## Start Dataset rows

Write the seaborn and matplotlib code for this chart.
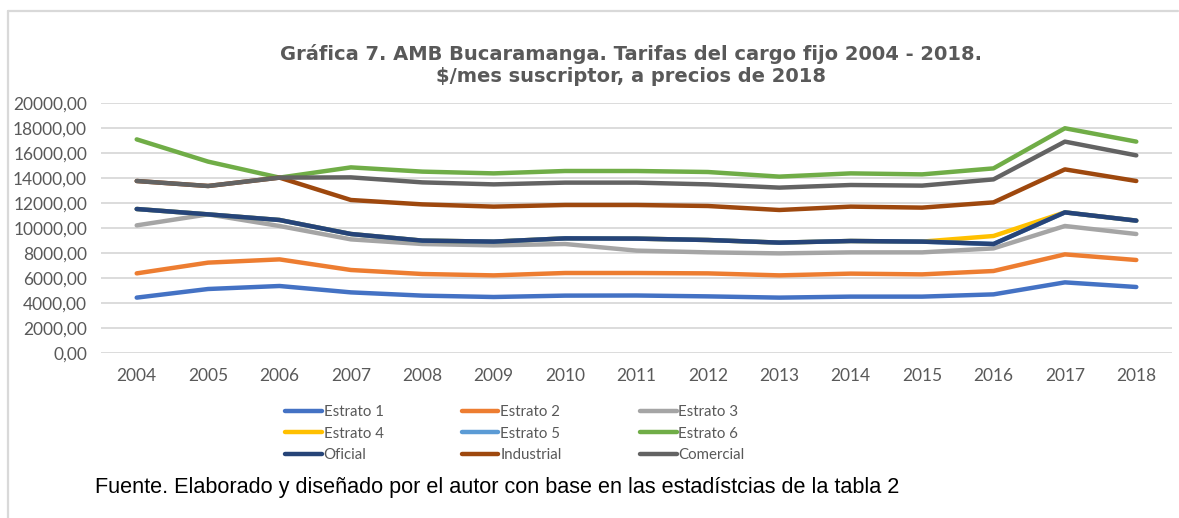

## End Dataset rows
## Start Dataset rows

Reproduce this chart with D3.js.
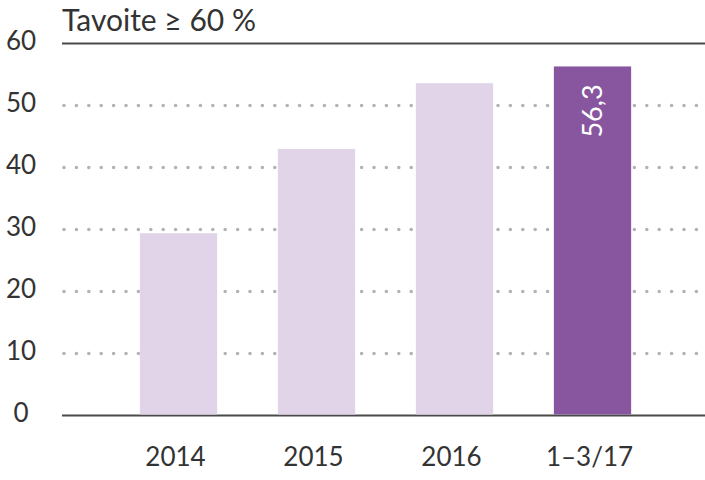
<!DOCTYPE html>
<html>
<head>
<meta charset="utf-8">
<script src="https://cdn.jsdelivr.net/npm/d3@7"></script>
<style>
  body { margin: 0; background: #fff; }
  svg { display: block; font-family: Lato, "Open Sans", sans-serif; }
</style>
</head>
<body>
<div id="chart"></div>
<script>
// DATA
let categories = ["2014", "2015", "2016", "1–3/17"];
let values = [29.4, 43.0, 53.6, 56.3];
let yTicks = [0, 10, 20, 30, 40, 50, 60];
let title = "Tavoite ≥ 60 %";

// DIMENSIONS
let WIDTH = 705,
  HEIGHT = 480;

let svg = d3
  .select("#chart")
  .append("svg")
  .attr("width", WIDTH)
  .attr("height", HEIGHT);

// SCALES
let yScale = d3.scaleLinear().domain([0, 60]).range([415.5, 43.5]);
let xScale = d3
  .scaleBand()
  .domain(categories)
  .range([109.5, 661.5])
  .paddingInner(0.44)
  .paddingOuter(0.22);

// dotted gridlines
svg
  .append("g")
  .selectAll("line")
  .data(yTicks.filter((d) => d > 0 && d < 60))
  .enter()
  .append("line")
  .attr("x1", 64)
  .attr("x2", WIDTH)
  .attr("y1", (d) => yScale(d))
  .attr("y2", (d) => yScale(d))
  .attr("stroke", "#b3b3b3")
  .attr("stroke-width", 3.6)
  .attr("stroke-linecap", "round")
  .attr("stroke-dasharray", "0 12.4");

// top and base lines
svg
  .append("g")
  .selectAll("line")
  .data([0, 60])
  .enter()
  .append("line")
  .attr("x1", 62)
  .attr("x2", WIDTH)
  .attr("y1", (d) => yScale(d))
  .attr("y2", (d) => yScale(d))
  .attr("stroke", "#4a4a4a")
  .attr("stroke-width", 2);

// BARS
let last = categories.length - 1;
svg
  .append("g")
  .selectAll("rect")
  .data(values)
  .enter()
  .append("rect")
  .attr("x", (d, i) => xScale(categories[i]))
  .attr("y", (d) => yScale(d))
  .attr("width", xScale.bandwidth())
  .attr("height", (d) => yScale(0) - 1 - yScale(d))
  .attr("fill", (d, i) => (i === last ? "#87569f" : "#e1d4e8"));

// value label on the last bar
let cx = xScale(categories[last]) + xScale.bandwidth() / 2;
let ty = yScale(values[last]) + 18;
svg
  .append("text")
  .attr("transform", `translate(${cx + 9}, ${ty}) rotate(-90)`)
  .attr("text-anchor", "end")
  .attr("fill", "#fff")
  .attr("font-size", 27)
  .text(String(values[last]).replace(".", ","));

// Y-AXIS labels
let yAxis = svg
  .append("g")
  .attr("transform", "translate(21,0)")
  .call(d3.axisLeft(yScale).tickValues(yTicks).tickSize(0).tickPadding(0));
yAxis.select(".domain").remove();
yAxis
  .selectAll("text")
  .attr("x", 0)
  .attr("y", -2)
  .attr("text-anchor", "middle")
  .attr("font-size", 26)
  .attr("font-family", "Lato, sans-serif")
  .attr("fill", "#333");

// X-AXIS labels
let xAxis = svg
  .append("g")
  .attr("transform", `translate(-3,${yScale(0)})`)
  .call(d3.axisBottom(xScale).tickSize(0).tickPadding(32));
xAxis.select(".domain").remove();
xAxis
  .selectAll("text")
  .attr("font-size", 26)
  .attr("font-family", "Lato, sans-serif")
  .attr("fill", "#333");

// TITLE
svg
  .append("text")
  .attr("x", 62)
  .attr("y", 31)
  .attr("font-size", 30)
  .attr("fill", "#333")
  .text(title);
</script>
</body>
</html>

## End Dataset rows
## Start Dataset rows

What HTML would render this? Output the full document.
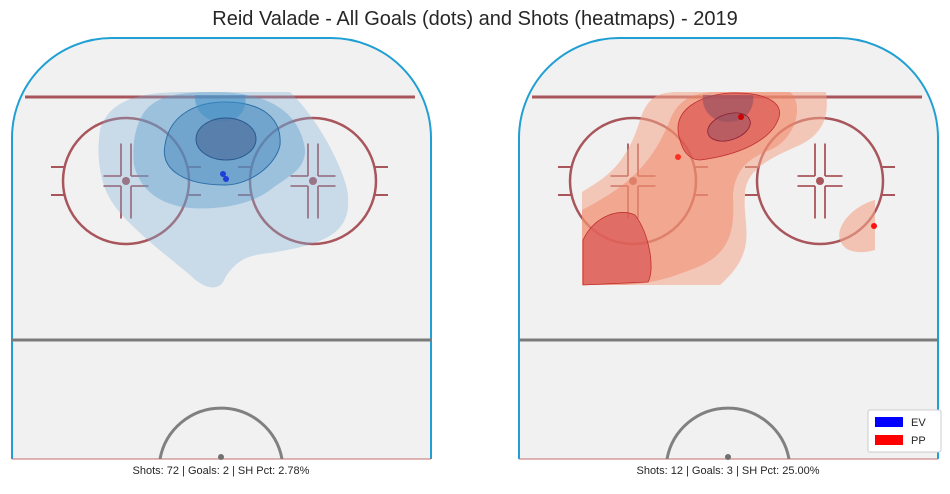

## End Dataset rows

*Given task*
Using the material above, count the lines containing the word "chart". Reply with the number alone.

*Answer for the task*
4